Even the world’s most famous brands had humble beginnings. So back when they were struggling to make it in the competitive business world, they came up with these products. Some of them showed a lot of promise. Others will make you wonder how these businesses ever made it off the ground.
Nintendo Card Game, 1889
Nintendo was founded in 1889 by Fusajiro Yamauchi in Kyoto, Japan. But in lieu of a game console, the company sold cards called hanafuda or flower cards and were played by crime gangs in gambling halls in Japan.
Samsung Trading Store, 1938
Lee Byung-chul from South Korea founded Samsung as a grocery trading store in 1938. At the time it only traded noodles and other goods made in and near the city to export to China’s provinces.
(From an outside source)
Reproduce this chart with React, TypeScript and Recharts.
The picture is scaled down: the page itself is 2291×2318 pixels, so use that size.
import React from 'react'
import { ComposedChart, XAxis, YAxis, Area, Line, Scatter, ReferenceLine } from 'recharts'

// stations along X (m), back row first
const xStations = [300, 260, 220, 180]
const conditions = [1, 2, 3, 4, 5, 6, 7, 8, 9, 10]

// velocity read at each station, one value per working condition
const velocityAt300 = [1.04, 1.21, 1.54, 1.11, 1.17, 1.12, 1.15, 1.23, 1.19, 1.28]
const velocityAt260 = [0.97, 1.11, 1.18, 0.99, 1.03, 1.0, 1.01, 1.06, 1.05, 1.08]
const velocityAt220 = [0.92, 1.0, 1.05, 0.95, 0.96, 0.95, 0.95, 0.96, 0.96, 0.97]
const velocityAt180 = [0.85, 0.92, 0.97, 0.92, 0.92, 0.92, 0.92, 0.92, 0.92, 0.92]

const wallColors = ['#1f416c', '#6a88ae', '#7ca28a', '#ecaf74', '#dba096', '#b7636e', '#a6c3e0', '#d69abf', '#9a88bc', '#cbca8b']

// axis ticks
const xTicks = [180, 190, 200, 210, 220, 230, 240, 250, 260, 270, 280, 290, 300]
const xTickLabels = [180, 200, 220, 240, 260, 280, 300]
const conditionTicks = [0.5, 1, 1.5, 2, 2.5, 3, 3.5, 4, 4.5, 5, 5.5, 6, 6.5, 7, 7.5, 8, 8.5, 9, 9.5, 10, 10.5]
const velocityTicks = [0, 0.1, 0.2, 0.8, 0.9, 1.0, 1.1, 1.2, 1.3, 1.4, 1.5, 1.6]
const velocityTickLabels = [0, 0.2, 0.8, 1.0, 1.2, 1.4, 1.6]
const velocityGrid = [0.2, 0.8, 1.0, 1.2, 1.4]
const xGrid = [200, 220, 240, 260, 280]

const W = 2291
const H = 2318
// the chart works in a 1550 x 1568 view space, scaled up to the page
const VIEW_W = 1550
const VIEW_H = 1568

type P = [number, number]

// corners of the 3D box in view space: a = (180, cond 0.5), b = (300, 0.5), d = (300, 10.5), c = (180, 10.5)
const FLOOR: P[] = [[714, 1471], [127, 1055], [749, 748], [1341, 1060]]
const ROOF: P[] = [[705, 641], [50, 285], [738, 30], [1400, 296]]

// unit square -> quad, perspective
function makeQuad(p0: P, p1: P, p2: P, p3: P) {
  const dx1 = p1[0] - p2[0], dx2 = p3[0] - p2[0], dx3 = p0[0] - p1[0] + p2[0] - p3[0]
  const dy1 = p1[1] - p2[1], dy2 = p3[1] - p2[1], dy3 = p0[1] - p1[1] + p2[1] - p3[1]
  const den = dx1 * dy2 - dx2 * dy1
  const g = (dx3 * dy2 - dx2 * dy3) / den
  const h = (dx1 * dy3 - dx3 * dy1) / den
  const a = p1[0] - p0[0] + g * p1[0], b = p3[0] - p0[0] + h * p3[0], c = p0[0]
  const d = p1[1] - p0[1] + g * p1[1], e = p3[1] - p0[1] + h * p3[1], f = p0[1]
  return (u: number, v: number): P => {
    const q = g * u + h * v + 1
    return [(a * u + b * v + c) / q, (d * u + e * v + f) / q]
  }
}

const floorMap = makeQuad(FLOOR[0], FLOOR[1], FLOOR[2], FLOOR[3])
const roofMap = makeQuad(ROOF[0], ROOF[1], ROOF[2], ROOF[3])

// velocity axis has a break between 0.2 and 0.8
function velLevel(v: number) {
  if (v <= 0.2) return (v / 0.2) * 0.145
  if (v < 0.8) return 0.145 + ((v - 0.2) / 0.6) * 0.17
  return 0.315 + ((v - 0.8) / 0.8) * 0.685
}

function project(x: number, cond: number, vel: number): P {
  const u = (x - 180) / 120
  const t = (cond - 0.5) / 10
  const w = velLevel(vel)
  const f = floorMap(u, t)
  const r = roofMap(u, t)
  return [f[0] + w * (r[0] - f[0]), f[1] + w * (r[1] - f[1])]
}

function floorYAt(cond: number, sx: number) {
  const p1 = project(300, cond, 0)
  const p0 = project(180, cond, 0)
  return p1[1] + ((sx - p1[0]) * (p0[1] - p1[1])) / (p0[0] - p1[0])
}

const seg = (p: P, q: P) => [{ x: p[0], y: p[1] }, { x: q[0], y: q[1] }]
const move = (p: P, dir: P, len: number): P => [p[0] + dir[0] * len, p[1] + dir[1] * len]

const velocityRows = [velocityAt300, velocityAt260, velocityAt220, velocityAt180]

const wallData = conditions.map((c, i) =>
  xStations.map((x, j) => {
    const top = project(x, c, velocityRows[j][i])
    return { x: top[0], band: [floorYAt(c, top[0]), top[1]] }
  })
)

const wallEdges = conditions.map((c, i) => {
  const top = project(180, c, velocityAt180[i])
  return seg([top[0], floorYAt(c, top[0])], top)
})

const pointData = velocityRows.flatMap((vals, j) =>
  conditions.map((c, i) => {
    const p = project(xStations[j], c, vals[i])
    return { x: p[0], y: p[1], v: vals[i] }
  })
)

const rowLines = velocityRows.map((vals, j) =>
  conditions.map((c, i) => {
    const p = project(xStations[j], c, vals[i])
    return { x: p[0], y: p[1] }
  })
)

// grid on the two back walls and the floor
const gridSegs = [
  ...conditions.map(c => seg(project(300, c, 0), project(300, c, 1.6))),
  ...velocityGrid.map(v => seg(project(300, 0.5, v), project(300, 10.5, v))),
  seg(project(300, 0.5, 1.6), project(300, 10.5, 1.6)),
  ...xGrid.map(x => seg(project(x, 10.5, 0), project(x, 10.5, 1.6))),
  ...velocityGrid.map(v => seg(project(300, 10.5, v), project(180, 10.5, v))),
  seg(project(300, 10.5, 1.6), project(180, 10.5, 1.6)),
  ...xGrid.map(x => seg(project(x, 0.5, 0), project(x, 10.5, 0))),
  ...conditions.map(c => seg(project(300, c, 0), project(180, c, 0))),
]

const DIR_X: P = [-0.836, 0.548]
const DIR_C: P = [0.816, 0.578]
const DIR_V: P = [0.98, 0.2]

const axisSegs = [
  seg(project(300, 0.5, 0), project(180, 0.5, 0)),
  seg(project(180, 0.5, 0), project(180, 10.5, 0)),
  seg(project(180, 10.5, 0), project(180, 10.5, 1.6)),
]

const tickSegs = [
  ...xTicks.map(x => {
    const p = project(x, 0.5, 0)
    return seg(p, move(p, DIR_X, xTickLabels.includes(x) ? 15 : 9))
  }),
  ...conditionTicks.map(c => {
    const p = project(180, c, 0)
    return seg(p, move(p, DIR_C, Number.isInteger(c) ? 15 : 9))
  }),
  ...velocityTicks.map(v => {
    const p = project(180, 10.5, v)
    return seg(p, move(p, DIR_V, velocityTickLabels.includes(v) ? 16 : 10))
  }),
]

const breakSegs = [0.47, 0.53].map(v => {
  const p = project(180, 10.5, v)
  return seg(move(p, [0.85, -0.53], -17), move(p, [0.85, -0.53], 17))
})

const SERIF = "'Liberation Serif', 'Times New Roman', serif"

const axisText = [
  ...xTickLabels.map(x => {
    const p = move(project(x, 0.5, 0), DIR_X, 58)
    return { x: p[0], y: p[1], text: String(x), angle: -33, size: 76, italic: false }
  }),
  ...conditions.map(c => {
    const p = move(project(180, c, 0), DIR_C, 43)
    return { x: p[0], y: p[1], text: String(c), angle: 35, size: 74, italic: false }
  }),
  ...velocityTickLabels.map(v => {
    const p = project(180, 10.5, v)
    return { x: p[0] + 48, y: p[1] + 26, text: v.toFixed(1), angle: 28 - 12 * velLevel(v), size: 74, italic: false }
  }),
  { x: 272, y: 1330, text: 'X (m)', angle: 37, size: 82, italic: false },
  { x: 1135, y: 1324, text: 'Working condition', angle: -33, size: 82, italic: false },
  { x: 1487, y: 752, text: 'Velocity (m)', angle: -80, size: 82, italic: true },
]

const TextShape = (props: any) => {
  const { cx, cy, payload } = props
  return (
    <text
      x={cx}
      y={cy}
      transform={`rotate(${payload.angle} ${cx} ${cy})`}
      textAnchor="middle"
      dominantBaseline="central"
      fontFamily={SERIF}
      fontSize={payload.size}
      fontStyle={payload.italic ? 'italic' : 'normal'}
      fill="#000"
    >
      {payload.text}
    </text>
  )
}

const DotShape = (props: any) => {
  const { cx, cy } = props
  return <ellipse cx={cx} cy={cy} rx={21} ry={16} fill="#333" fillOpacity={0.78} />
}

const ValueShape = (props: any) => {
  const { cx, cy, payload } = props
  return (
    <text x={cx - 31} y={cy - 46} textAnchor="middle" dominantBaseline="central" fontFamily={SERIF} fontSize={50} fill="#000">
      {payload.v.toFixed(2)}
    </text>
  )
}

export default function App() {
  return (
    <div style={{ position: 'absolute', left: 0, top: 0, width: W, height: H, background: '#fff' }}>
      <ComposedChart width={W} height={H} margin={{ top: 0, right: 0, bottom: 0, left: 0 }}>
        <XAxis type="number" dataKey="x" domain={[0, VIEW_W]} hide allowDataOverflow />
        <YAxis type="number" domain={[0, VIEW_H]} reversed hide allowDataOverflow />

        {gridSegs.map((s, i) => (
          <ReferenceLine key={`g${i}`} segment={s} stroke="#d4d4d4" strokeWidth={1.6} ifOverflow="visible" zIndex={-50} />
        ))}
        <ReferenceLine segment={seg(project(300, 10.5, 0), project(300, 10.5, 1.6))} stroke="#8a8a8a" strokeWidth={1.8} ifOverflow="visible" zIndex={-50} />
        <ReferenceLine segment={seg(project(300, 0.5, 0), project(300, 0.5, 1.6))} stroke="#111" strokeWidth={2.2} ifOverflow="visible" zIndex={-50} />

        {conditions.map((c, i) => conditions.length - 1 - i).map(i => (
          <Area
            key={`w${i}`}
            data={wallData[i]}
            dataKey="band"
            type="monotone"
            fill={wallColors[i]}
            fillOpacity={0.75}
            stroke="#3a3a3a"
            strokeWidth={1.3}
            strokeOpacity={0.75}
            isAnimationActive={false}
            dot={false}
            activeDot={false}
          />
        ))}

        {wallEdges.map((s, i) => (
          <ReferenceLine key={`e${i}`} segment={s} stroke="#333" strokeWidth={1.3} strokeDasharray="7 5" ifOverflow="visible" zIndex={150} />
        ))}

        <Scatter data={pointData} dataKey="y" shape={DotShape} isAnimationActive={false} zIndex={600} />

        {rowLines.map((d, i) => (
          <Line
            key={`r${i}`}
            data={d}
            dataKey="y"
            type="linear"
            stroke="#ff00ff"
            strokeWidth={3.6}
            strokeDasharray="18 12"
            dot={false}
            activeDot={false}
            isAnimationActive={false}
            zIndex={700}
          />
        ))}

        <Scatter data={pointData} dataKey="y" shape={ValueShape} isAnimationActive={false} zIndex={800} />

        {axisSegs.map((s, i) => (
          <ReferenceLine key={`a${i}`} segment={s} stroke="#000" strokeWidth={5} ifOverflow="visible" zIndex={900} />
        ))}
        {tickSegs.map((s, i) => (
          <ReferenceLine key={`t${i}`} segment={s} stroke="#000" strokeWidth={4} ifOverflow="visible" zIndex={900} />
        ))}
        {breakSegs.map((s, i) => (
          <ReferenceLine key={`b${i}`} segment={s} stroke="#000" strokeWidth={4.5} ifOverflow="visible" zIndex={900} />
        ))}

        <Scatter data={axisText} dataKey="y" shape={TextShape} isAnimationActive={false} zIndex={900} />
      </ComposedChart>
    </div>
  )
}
But it wasn’t until 1969 that Samsung started focusing on electronics like black and white televisions.
Google Search Engine, 1996
Larry Page and Sergey Brin from Menlo Park, California, started exploring the world wide web in March 1996. But the first Google search engine went live in August 1996 using the website from Stanford University and it took up almost half of the university’s bandwidth.
Intel’s Memory Chip, 1969
Gordon Moore and Robert Noyce founded Intel, which in April 1969, sold its first product—a 3101 64-bit SRAM. It consumed over half a watt for 64-bits of memory. But at the time, this was considered the latest technology. Eventually, Intel moved on to making processors.
Amazon’s Online Bookstore, 1994
Amazon was founded by Jeff Bezos in 1994. But it was originally an online bookstore called Cadabra. Eventually, it was changed to the more exotic name—Amazon. He wanted to make it the biggest bookstore in the world, but it ended up being much more than that.
The first Starbucks was founded in Seattle, Washington, on March 31, 1971, by three business partners– Jerry Baldwin, Zev Siegl, Gordon Bowker. But at the time, the shop only sold whole coffee beans. It would be years before they would actually brew coffee.
In 1943, IKEA founder Ingvar Kamprad started the IKEA business as a mail-order business in Sweden. He sold items like watches, pens, picture frames, stockings and jewelry. Eventually, he added furniture. And as they got more popular, Kamprad added more furniture to his IKEA catalog in 1951.
Lego’s Wooden Toys, 1923
Ole Kirk Christiansen from Billund, Denmark, was a carpenter who created LEGO’s after turning wooden scraps into children’s toys. One of the first products was a wooden duck with wheels that quacked. When he made plastic toys in 1947, toy stores weren’t interested. But eventually they became a hit.
Microcomputer Apple I, 1975
In 1975, Steve Wozniak created the microcomputer Apple I to bring to Silicon Valley for a Homebrew Computer Club. Then, another member named Steve Jobs helped sell 50 of these microcomputers for $500 at a computer store. Their profit motivated them to work on the next generation of computers.
Sony’s Rice Cooker, 1946
After World War II, Sony founder Masaru Ibuka from Tokyo, Japan, came up with the first rice cooker made out of a wooden bucket and a couple of aluminum electrodes. The product was never released, but it rests in Shinagawa’s Sony Archives as a vintage gadget.